• Data section:
>>>

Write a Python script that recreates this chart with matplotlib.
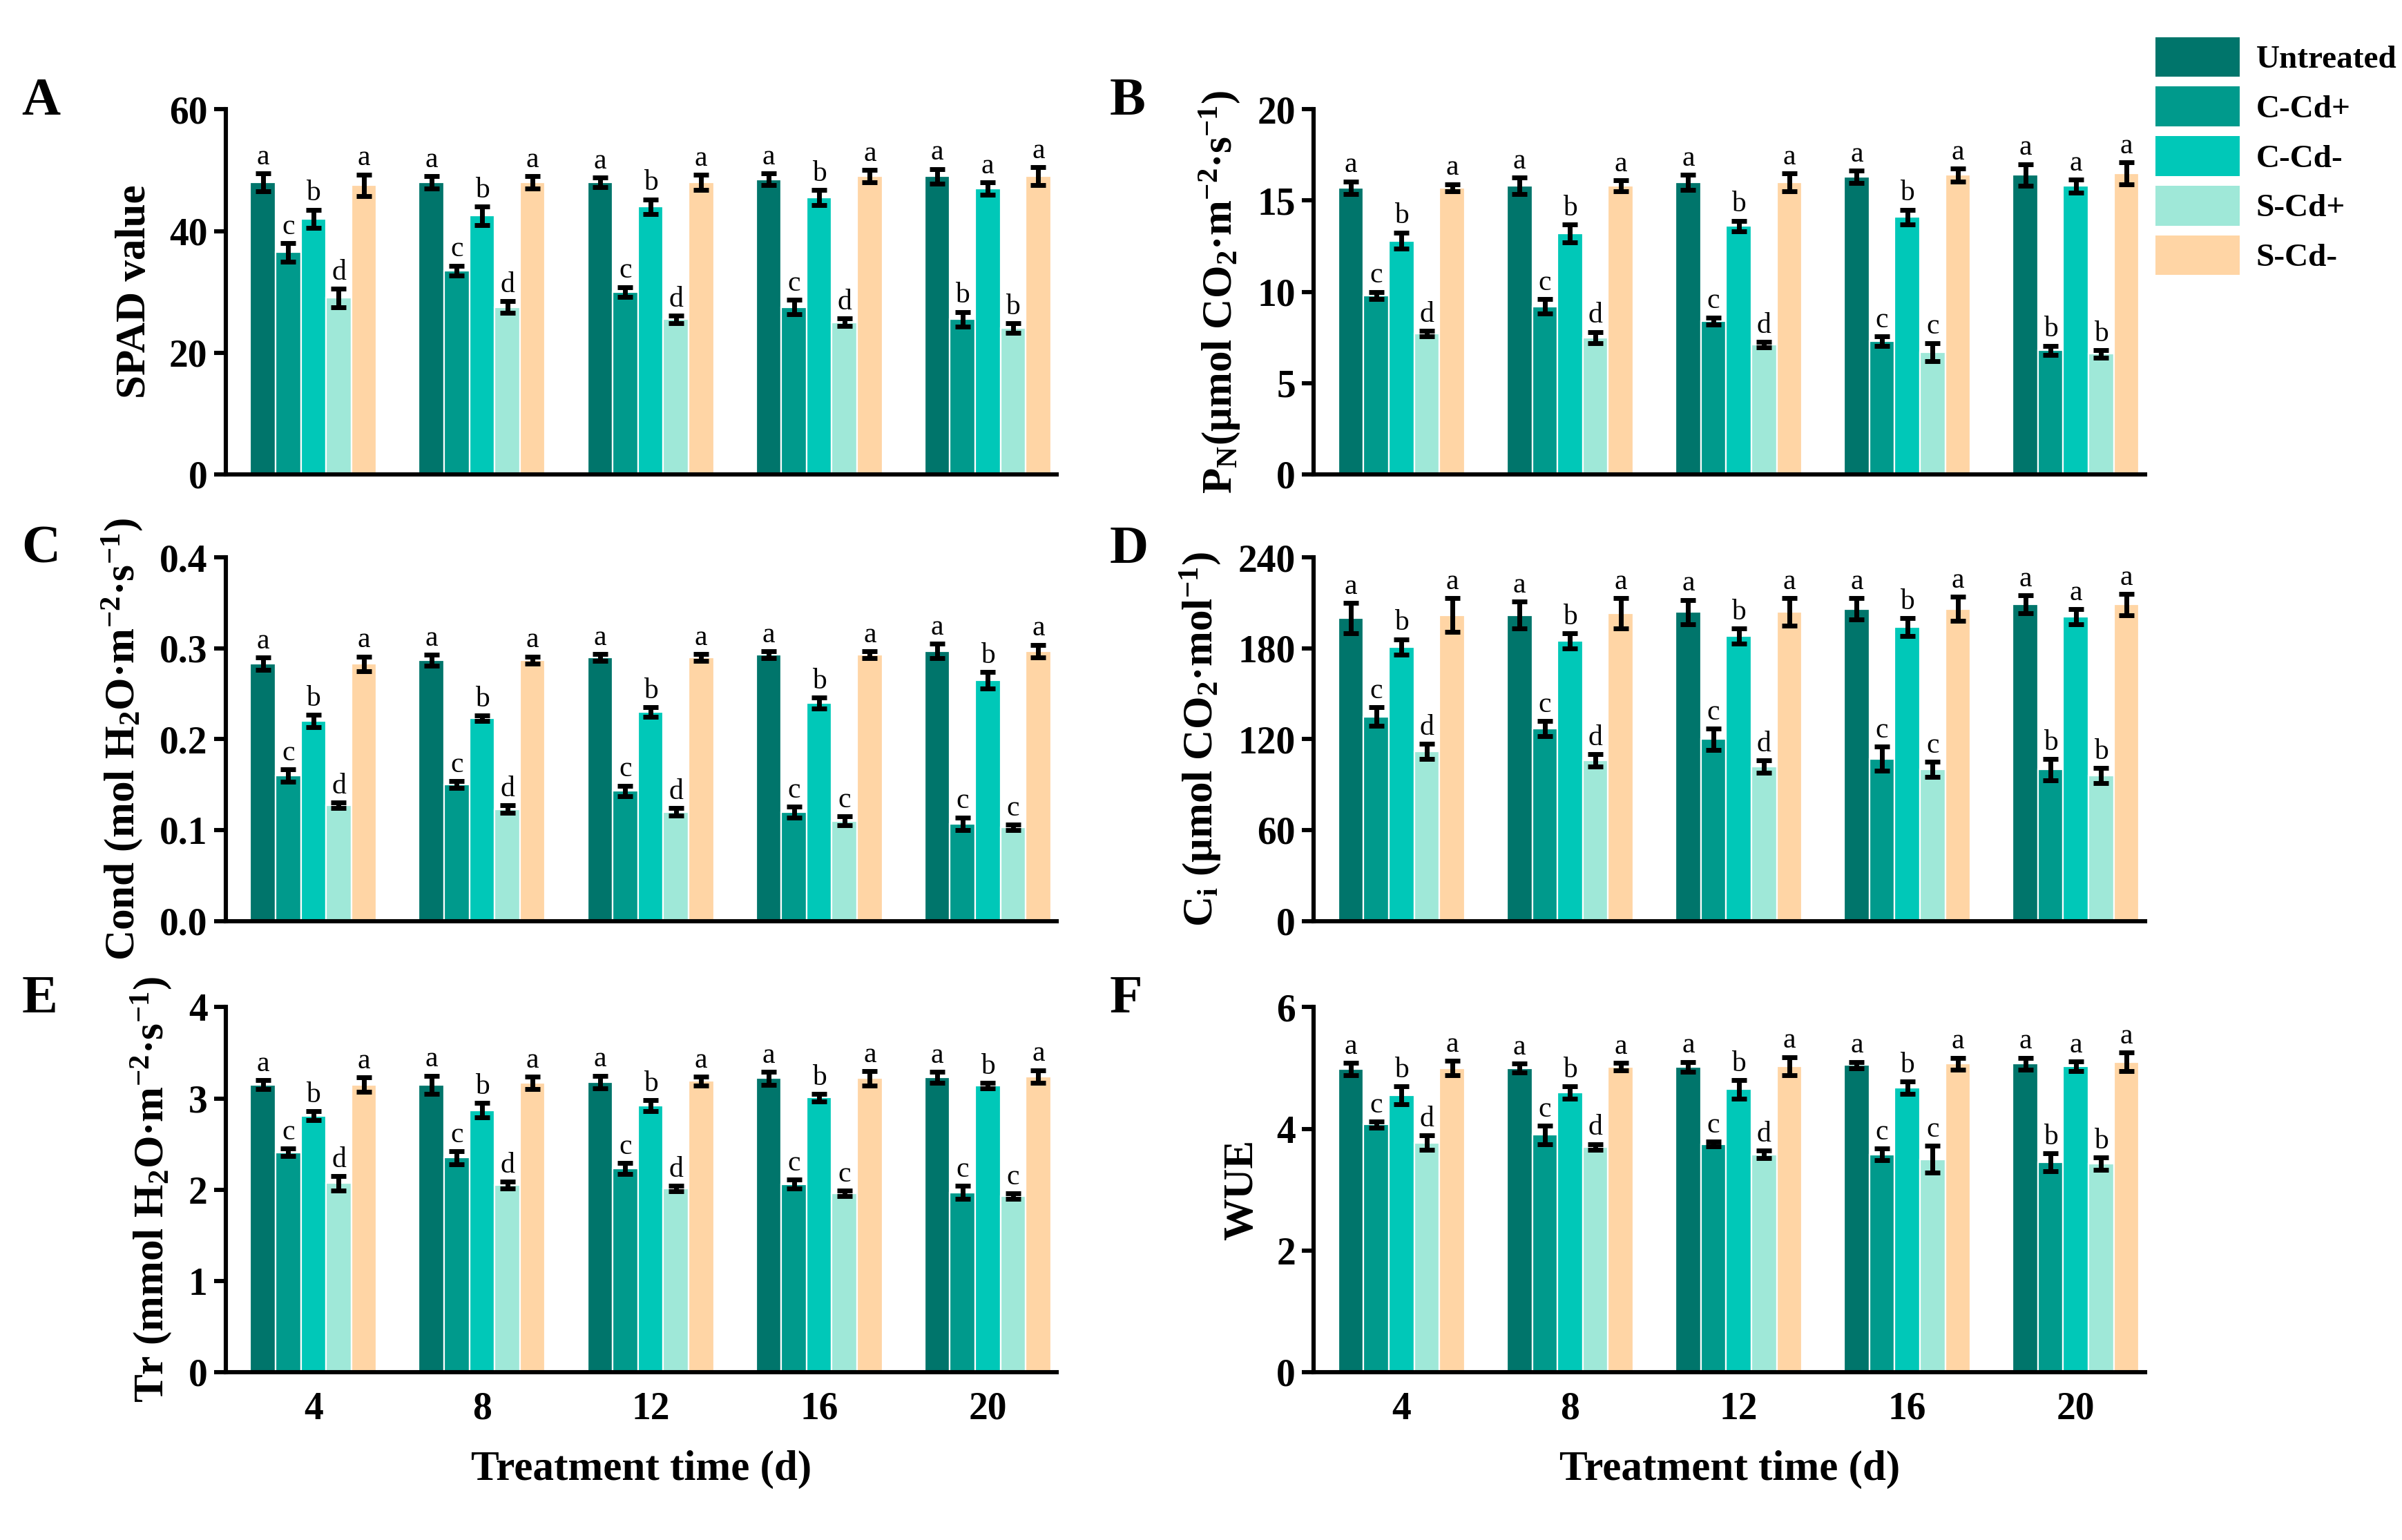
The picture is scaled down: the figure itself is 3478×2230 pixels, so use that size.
import matplotlib
matplotlib.use("Agg")
import matplotlib.pyplot as plt
import numpy as np
from matplotlib.patches import Patch

plt.rcParams.update({
    "font.family": "Liberation Serif", "font.weight": "bold",
    "mathtext.fontset": "custom", "mathtext.rm": "Liberation Serif:bold",
    "mathtext.it": "Liberation Serif:bold", "mathtext.bf": "Liberation Serif:bold",
    "axes.linewidth": 2.2,
})

days = ["4", "8", "12", "16", "20"]
treatments = ["Untreated", "C-Cd+", "C-Cd-", "S-Cd+", "S-Cd-"]
colors = ["#00756B", "#009A8C", "#00C8B8", "#9FE8D8", "#FFD5A5"]

spad = [[48, 48, 48, 48.5, 49], [36.5, 33.5, 30, 27.5, 25.5], [42, 42.5, 44, 45.5, 47],
        [29, 27.5, 25.5, 25, 24], [47.5, 48, 48, 49, 49]]
spad_err = [[1.5, 1, 0.8, 1, 1.2], [1.5, 0.8, 0.8, 1.2, 1.2], [1.5, 1.5, 1.2, 1.2, 1.0],
            [1.5, 1.0, 0.6, 0.6, 0.8], [1.8, 1.0, 1.2, 1.0, 1.5]]
pn = [[15.7, 15.8, 16.0, 16.3, 16.4], [9.8, 9.2, 8.4, 7.3, 6.8], [12.8, 13.2, 13.6, 14.1, 15.8],
      [7.7, 7.5, 7.1, 6.7, 6.6], [15.7, 15.8, 16.0, 16.4, 16.5]]
pn_err = [[0.35, 0.45, 0.4, 0.35, 0.6], [0.2, 0.4, 0.2, 0.25, 0.25], [0.45, 0.5, 0.3, 0.4, 0.35],
          [0.15, 0.3, 0.15, 0.5, 0.2], [0.2, 0.3, 0.5, 0.35, 0.6]]
cond = [[0.283, 0.287, 0.290, 0.293, 0.297], [0.160, 0.150, 0.143, 0.120, 0.107],
        [0.220, 0.223, 0.230, 0.240, 0.265], [0.127, 0.123, 0.120, 0.110, 0.103],
        [0.283, 0.287, 0.290, 0.293, 0.297]]
cond_err = [[0.007, 0.006, 0.004, 0.004, 0.008], [0.007, 0.004, 0.006, 0.006, 0.007],
            [0.007, 0.003, 0.005, 0.006, 0.009], [0.003, 0.004, 0.004, 0.005, 0.003],
            [0.008, 0.004, 0.004, 0.004, 0.007]]
ci = [[200, 202, 204, 206, 209], [135, 127, 120, 107, 100], [181, 185, 188, 194, 201],
      [112, 106, 102, 100, 96], [202, 203, 204, 206, 209]]
ci_err = [[10, 9, 8, 7, 6], [6, 5, 7, 8, 7], [5, 5, 5, 6, 5], [5, 4, 4, 5, 5], [11, 10, 9, 8, 7]]
tr = [[3.15, 3.15, 3.18, 3.22, 3.23], [2.41, 2.35, 2.23, 2.06, 1.97], [2.81, 2.87, 2.92, 3.01, 3.14],
      [2.07, 2.05, 2.01, 1.96, 1.93], [3.15, 3.17, 3.19, 3.22, 3.24]]
tr_err = [[0.05, 0.1, 0.07, 0.07, 0.06], [0.04, 0.07, 0.06, 0.05, 0.07], [0.05, 0.08, 0.06, 0.04, 0.03],
          [0.08, 0.04, 0.03, 0.03, 0.03], [0.08, 0.07, 0.05, 0.08, 0.07]]
wue = [[4.98, 5.0, 5.02, 5.05, 5.07], [4.07, 3.9, 3.75, 3.58, 3.45], [4.55, 4.6, 4.65, 4.68, 5.03],
       [3.77, 3.7, 3.58, 3.5, 3.43], [5.0, 5.02, 5.03, 5.07, 5.1]]
wue_err = [[0.1, 0.07, 0.08, 0.05, 0.1], [0.05, 0.15, 0.04, 0.1, 0.15], [0.15, 0.1, 0.15, 0.1, 0.08],
           [0.12, 0.05, 0.06, 0.22, 0.1], [0.12, 0.06, 0.15, 0.1, 0.15]]

# letters[group] = letters for 5 treatments
let_A = ["acbda", "acbda", "acbda", "acbda", "ababa"]
let_B = ["acbda", "acbda", "acbda", "acbca", "ababa"]
let_C = ["acbda", "acbda", "acbda", "acbca", "acbca"]
let_D = ["acbda", "acbda", "acbda", "acbca", "ababa"]
let_E = ["acbda", "acbda", "acbda", "acbca", "acbca"]
let_F = ["acbda", "acbda", "acbda", "acbca", "ababa"]

panels = [
    ("A", spad, spad_err, let_A, "SPAD value", 60, [0, 20, 40, 60], ["0", "20", "40", "60"]),
    ("B", pn, pn_err, let_B, r"P$_\mathrm{N}$(μmol CO$_\mathrm{2}$·m$^\mathrm{-2}$·s$^\mathrm{-1}$)", 20,
     [0, 5, 10, 15, 20], ["0", "5", "10", "15", "20"]),
    ("C", cond, cond_err, let_C, r"Cond (mol H$_\mathrm{2}$O·m$^\mathrm{-2}$·s$^\mathrm{-1}$)", 0.4,
     [0, 0.1, 0.2, 0.3, 0.4], ["0.0", "0.1", "0.2", "0.3", "0.4"]),
    ("D", ci, ci_err, let_D, r"C$_\mathrm{i}$ (μmol CO$_\mathrm{2}$·mol$^\mathrm{-1}$)", 240,
     [0, 60, 120, 180, 240], ["0", "60", "120", "180", "240"]),
    ("E", tr, tr_err, let_E, r"Tr (mmol H$_\mathrm{2}$O·m$^\mathrm{-2}$·s$^\mathrm{-1}$)", 4,
     [0, 1, 2, 3, 4], ["0", "1", "2", "3", "4"]),
    ("F", wue, wue_err, let_F, "WUE", 6, [0, 2, 4, 6], ["0", "2", "4", "6"]),
]

fig = plt.figure(figsize=(17.39, 11.15), dpi=200)
lefts = [0.094, 0.547]
width = 0.346
rows = [(0.692, 0.237), (0.402, 0.236), (0.109, 0.237)]
x = np.arange(len(days))
bw = 0.15

for i, (lab, vals, errs, lets, ylab, ymax, yt, ytl) in enumerate(panels):
    r, c = divmod(i, 2)
    ax = fig.add_axes([lefts[c], rows[r][0], width, rows[r][1]])
    for j in range(5):
        pos = x + (j - 2) * bw
        ax.bar(pos, vals[j], bw, color=colors[j], edgecolor="white", linewidth=0.8, zorder=2)
        ax.errorbar(pos, vals[j], yerr=errs[j], fmt="none", ecolor="black", elinewidth=2.5,
                    capsize=4, capthick=2.5, zorder=3)
        for g in range(5):
            ax.text(pos[g], vals[j][g] + errs[j][g] + ymax * 0.008, lets[g][j],
                    ha="center", va="bottom", fontsize=15, fontweight="normal")
    ax.set_xlim(-0.52, 4.41)
    ax.set_ylim(0, ymax)
    ax.set_yticks(yt)
    ax.set_yticklabels(ytl, fontsize=20, fontweight="bold")
    ax.set_xticks(x)
    if r == 2:
        ax.set_xticklabels(days, fontsize=20, fontweight="bold")
        ax.set_xlabel("Treatment time (d)", fontsize=22, fontweight="bold", labelpad=12)
    else:
        ax.set_xticklabels([])
    ax.tick_params(axis="y", direction="out", length=6, width=2.2)
    ax.tick_params(axis="x", length=0, pad=10)
    ax.spines["top"].set_visible(False)
    ax.spines["right"].set_visible(False)
    ax.set_ylabel(ylab, fontsize=22, fontweight="bold", labelpad=8)
    fig.text(lefts[c] - 0.085, rows[r][0] + rows[r][1] + 0.005, lab, fontsize=28,
             fontweight="bold", va="center", ha="left")

handles = [Patch(facecolor=colors[k], edgecolor="none") for k in range(5)]
fig.legend(handles, treatments, loc="upper left", bbox_to_anchor=(0.885, 0.995), frameon=False,
           prop={"family": "Liberation Serif", "weight": "bold", "size": 17},
           handlelength=2.6, handleheight=1.5, labelspacing=0.3, handletextpad=0.5)

fig.savefig("out.png", dpi=200)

<<<

• Given task: Leave the pictures out and reproduce exactly the lines from the top of the listing above through the line with "from matplotlib.patches import Patch".

• Answer below:
Write a Python script that recreates this chart with matplotlib.
The picture is scaled down: the figure itself is 3478×2230 pixels, so use that size.
import matplotlib
matplotlib.use("Agg")
import matplotlib.pyplot as plt
import numpy as np
from matplotlib.patches import Patch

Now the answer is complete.